Nature's Wordless Wisdom
Disentangling from the concept of linear time in favour of innate cues and inspired suggestions. By Lauren Bloxham
Reading time: 4 minutes
I walk out on the sand dunes most days, an area of special scientific interest for its delicate ecosystem and rich biodiversity. It’s a landscape shaped by the ebbs and flows of the ocean, the rising and falling tides, the fluctuations of the seasons and the cycles of the moon.
It can be a harsh and exposed environment, or it can look like a Caribbean dream. The water can be steel grey and frothing as it crashes onto the shoreline, or it can be transparent and turquoise as it laps gently on the sand. It’s the most dynamic natural environment I know. It is rich and alive. From the ground nesting birds nestled in the marram grass, to adders basking on the warm sandy trails that sew their threads through gorse and brambles…from glow worms that make the dark earth look like the night sky, to wild orchids whose vibrant colours attract equally vibrant rare blue butterflies.
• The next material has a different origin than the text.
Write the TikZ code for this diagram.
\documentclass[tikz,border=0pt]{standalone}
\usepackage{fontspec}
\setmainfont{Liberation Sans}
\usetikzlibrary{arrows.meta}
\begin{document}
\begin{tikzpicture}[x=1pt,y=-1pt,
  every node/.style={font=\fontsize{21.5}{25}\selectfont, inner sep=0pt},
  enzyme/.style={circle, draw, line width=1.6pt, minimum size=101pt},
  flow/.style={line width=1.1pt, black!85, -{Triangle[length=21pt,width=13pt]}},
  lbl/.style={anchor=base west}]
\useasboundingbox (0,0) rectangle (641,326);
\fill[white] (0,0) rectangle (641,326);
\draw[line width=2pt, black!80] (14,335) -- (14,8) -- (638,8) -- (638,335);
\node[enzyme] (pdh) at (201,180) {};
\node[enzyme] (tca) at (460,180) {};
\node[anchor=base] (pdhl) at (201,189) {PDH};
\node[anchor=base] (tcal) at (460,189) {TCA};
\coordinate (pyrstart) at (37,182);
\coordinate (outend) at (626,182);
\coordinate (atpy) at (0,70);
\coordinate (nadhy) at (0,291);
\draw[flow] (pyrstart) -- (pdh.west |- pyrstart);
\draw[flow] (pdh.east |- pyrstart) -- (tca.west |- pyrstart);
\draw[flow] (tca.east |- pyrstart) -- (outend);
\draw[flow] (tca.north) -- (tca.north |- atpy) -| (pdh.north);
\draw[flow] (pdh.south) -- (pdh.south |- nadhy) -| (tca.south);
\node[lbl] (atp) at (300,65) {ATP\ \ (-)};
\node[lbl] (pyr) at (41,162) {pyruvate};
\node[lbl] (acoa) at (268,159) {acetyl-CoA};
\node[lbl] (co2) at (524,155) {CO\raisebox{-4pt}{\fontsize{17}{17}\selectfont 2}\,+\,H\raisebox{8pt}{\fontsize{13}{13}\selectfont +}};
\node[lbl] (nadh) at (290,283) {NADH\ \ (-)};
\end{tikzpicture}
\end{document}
Nature’s riches are like a soothing balm to my soul, and my daily pilgrimage becomes a meditation on life. I am alone here but never lonely. I am exposed here but I feel safe. In the safety of nature’s embrace, time no longer feels linear, it has an infinite depth that I am willing to drop into. Layer upon layer unpeels itself…on days where I arrive with an accumulation of tension, I feel the softening of my shoulders and the singing of my heart into spacious freedom. When I arrive with the strain of an emotional load my tears wash me clean, jolted by the sound of skylarks or the gentle hushing of waves. Sometimes my mind is so loud and so full that nature seems to send a different kind of medicine… an abrupt halt as I notice a basking adder, which inspires the kind of respectful awe which quickly changes my direction….or the catching of a bramble on my cardigan, where I find myself tangled for a short time.
Engaging logic and reason to untangle myself reminds me of how well my mind really can serve me at times.
As I stand tangled in brambles, I pay attention to the blossom which is beginning to pass now. At the centre of the flower is the early blackberry; small, hard, hairy, and currently very un-blackberry like. It looks unappetising, and probably tastes awful, even if I were to try and pick it (which I won’t), it would put up quite a fight before being extracted from its stem….it knows what it is though. There’s no doubt that this un-blackberry-like lump in the centre of the flower will become a ripe, sweet, and juicy blackberry.
I wonder about its journey for a moment. I wonder if it feels the need to get to full ripe blackberry-hood any quicker than nature dictates; I wonder if it judges itself for not being a sweet blackberry yet. I wonder whether it even knows what it will become, whether it’s aware of the innate wisdom within it that will one day make it a blackberry, or whether it simply delights in being exactly what it is, right now. I suppose without a linear concept of time, it only knows how to depend on innate timing and the natural rhythms of the turning earth.
I’ve untangled my cardigan now, but I spend some time pondering the blackberries. I think forward to the time in late summer and early autumn where I’ll be picking ripe berries, freezing some for winter puddings, making jam to last the year with others and I feel a delightful sense of peace in not being there yet. I feel a deep satisfaction for the warmth of midsummer and the unripe blackberries full of promise and possibility. I savour for a moment the place where I am right now, and I feel my heart moved with the kind of deep and expansive gratitude that sends a wave of tears to the backs of my eyes. I feel full and rich and as dynamic as the landscape around me.
I understand wholeheartedly what savouring the journey means to me, how important it is as a way of slowing time and attuning to the innate pace of life within me. I think of all the possibilities of my own life, the ideas, the inspirations, the visions I have for where I might go and what I might create, and I wonder if this is just an innate awareness of my own journey. A knowing that if circumstances allow, then what is subtle and unmanifest, or even in progress but not in the form it has the potential to become, then eventually, and with innate timing, they may become fruitful. And from their fruits comes the endless cycle of transformation.
I breathe a sigh of relief. I’m relieved that there is no rush. And if there is no rush, there is just space, and ease and comfort in listening to those innate cues and inspired suggestions and saying ‘yes okay’… ‘why not?’…and stepping towards them.
Just as I need to step away from the brambles now and towards the beach, eventually finding my way back home, I wonder what other lessons my walking meditation has for me today? I wonder what insights are in the simple moments of noticing. I vow to stay gently awake, to pay attention to the soft lessons nature has for me, and I offer her thanks — thanks for holding me, being endlessly present for me and for sharing her wordless wisdom with me. My thanks and my love are my wordless offerings back to her.